Video
Evan J. Lipson, MD: The MSLT-II data have been practice changing for multidisciplinary teams, surgery in particular. It used to be that patients with a positive sentinel lymph node in the setting of melanoma would almost invariably go on to a completion lymph node dissection, or at least completion lymph node dissection was the standard of care. The results from the MSLT-II study, of course, demonstrated that there was not an overall survival benefit to doing that. The practice with patients now is that those with a positive sentinel node are oftentimes done with surgery unless there’s a compelling reason to continue with a lymphadenectomy. Those patients, after a positive sentinel node has been found, are oftentimes transferred over to the care of a medical oncologist for the consideration of adjuvant medical therapy.
Brian Gastman, MD: MSLT-II and the ECOG study are in an area of strong interest to me, not just because I am a surgeon but because I do new therapy clinical trials. I’m also interested in the studies’ ramifications. To go back a bit, part of what happened was timing. MSLT-II reported out within around 12 months of KEYNOTE-054, CheckMate 238, and COMBI-AD, which were all the adjuvant trials.
Here is the problem: MSLT-II shows that completion lymphadenectomy after a positive sentinel node—we’re talking about microscopic metastatic disease by definition—did not improve survival. It did improve local-regional relapse-free survival, and that might have ramifications. In that trial, nobody had access to the modern immunotherapies, not even the modern anti-CTLA4 therapies.
Fast-forward to when all those trials were read out, within 12 months. They all required, for those patients with the same scenario, completion lymphadenectomy, so neither trial intersected completely. MSLT-II didn’t have the benefit of the adjuvant therapies, but it said, “Don’t do completion lymphadenectomy.” The 3 major adjuvant trials required completion lymphadenectomy, and most people in their minds have just decided that they will give up completion lymphadenectomy.
If you look at MSLT-II carefully, you will see that there was 1 subset of patients who were head and neck melanoma patients. It is probably because they were understudies, but they were almost better off if they had a neck dissection, not to mention the fact that, when patients recur in the neck, it might be a much worse situation than if they recur elsewhere. They can injure cranial nerves and create long-term permanent functional disabilities as well as cosmetic, aesthetic, and psychosocial problems related to deformity.
The question then is this: For head and neck patients, especially because all the adjuvant data assume they had a neck dissection, we will offer some a neck dissection. We will certainly look at how much tumor burden was in the sentinel node and will make that decision. There is a trial that is percolating now in a cooperative group that may eventually get approved; we will see. We are trying to answer some of these questions, but that is pending as we speak.
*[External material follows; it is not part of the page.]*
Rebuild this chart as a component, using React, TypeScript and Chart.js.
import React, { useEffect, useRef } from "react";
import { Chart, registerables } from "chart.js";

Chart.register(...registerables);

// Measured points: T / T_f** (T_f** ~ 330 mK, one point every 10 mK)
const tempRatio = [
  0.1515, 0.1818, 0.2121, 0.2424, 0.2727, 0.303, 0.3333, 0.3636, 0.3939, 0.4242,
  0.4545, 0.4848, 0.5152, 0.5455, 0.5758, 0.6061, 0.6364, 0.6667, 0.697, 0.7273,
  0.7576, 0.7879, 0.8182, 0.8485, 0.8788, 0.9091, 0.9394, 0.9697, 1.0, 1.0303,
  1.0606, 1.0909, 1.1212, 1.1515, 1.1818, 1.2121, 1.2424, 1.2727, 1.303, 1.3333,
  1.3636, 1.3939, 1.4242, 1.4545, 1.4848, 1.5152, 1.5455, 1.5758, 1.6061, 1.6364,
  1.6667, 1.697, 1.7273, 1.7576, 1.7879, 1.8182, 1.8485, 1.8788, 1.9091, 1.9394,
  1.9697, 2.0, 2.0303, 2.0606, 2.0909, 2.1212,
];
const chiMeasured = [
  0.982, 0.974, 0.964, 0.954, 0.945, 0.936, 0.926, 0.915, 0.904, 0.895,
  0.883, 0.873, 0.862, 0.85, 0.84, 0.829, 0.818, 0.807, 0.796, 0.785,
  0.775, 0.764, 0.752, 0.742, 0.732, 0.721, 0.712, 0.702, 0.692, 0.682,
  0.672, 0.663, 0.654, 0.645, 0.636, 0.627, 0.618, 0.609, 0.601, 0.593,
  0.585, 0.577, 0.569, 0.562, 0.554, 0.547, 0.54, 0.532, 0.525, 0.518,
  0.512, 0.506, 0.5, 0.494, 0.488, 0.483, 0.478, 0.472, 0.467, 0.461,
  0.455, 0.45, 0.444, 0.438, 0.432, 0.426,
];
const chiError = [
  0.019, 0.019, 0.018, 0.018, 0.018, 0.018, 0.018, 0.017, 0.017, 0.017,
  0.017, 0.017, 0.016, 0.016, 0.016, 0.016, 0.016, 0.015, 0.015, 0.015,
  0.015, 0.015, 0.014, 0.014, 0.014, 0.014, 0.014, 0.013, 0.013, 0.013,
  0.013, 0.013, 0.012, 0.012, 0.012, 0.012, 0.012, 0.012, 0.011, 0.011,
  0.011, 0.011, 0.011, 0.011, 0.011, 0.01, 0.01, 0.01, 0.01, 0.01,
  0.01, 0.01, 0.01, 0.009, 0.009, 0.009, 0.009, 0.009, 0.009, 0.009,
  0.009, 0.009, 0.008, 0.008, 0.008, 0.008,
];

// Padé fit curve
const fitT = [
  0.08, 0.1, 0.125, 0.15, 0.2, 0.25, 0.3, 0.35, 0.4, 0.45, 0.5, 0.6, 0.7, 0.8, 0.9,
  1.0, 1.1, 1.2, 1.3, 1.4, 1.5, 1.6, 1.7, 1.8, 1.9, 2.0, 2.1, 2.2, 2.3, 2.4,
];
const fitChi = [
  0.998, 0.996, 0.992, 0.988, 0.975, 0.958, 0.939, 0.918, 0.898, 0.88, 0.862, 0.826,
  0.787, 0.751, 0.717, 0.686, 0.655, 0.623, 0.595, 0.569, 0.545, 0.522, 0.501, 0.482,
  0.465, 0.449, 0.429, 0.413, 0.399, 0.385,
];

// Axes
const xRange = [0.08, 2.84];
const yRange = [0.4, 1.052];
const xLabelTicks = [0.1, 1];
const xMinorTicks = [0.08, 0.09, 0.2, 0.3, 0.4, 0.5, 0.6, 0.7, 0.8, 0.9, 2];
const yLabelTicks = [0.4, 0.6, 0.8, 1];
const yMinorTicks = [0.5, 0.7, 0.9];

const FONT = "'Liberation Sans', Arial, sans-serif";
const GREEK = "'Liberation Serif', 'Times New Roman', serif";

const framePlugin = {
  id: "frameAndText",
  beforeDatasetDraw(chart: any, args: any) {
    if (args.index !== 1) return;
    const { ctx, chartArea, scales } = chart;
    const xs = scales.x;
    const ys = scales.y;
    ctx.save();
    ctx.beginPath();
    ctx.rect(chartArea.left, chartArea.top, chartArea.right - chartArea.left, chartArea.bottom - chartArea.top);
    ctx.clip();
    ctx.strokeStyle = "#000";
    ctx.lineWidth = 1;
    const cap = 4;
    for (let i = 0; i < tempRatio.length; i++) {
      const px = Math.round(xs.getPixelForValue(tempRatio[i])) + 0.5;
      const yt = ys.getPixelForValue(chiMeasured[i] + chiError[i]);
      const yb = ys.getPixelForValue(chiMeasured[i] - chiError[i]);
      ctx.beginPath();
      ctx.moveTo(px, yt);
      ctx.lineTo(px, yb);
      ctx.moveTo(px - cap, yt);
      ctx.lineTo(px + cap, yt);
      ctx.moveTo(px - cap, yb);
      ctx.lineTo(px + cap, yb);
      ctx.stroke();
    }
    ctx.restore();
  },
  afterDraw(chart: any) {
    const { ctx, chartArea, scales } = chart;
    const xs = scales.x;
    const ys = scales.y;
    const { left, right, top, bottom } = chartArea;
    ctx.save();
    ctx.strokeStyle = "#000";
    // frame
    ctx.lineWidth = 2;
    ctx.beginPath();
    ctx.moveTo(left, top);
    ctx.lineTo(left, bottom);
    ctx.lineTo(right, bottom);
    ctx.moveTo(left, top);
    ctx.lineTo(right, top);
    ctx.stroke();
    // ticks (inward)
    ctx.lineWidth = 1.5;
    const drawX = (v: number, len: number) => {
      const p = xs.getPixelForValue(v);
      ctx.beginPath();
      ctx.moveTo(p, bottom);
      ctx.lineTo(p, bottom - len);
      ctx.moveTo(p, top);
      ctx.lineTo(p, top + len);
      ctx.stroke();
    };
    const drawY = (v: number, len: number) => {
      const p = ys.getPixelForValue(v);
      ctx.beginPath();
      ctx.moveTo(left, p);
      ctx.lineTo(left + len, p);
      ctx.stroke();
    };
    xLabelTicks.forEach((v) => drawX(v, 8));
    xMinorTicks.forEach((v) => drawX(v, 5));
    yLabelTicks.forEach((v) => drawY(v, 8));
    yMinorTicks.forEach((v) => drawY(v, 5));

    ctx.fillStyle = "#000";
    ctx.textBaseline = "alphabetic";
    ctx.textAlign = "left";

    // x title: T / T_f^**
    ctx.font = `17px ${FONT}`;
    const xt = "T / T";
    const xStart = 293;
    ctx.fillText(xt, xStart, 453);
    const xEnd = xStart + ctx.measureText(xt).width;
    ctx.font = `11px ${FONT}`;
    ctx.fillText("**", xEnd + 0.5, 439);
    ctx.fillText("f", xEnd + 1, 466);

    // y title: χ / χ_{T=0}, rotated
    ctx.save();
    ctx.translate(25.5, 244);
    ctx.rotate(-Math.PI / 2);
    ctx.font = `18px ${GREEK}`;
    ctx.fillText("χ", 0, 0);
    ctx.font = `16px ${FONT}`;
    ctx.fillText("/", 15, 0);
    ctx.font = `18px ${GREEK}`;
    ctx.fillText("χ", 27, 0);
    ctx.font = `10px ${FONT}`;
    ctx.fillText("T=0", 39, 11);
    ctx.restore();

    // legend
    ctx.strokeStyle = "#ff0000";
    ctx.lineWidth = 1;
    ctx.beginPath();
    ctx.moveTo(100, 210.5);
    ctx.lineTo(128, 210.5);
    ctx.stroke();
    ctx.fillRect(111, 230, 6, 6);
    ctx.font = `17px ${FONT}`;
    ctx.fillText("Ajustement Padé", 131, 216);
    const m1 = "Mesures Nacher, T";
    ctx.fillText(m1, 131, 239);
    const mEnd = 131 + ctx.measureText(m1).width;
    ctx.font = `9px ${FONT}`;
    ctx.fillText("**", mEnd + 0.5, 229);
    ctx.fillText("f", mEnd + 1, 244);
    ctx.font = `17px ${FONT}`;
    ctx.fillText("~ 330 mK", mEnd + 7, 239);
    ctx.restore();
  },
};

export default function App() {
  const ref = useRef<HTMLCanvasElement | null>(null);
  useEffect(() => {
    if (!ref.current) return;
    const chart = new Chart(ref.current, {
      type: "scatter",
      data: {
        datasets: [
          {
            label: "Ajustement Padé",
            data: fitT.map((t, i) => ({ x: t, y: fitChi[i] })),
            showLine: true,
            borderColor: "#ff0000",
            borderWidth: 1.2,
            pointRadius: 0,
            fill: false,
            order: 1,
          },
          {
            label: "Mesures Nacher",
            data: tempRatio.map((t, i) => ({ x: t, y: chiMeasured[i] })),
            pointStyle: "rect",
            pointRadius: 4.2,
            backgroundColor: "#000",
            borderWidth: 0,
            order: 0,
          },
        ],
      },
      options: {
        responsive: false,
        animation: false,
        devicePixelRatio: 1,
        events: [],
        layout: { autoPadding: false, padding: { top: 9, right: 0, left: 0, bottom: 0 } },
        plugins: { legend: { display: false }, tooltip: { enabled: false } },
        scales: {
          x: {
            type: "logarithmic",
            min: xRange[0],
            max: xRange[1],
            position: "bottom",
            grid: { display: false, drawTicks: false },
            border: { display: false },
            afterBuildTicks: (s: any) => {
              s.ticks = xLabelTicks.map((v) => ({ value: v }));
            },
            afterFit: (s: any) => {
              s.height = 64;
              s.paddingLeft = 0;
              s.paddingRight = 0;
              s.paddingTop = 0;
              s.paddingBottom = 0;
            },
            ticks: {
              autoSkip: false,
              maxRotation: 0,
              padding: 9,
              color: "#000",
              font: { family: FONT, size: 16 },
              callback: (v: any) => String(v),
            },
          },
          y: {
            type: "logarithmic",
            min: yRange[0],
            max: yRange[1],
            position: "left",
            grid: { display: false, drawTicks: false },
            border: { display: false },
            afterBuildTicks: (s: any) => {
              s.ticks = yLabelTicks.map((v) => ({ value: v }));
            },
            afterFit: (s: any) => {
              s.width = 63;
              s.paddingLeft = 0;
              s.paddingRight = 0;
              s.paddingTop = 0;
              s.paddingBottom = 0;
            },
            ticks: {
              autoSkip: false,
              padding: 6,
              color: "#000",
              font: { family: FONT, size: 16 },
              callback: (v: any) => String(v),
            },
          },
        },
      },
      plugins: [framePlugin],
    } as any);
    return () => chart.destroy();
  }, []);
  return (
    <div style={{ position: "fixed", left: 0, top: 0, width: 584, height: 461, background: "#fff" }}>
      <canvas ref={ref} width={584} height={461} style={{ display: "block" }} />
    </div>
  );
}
For the most part, because we have so much good salvage therapy, we can still operate on the patients later, including anybody below the clavicles with a positive sentinel node regardless of how much disease was present. In fact, in MLST-II, the more disease you had in the lymph node, the less likely lymphadenectomy had any difference, and that’s likely because the cat was already out of the bag: It’s probably really stage IV disease.
We won’t do completion lymphadenectomies unless the patient was absolutely adamant about it. Above the clavicles, I would say maybe one-third of my patients will go on to get a completion lymphadenectomy because of MSLT-II and because of the ramifications of going back and salvaging the situation, if it is even salvageable, with neck dissections, parotidectomy, and so on. You are now dealing with much larger disease.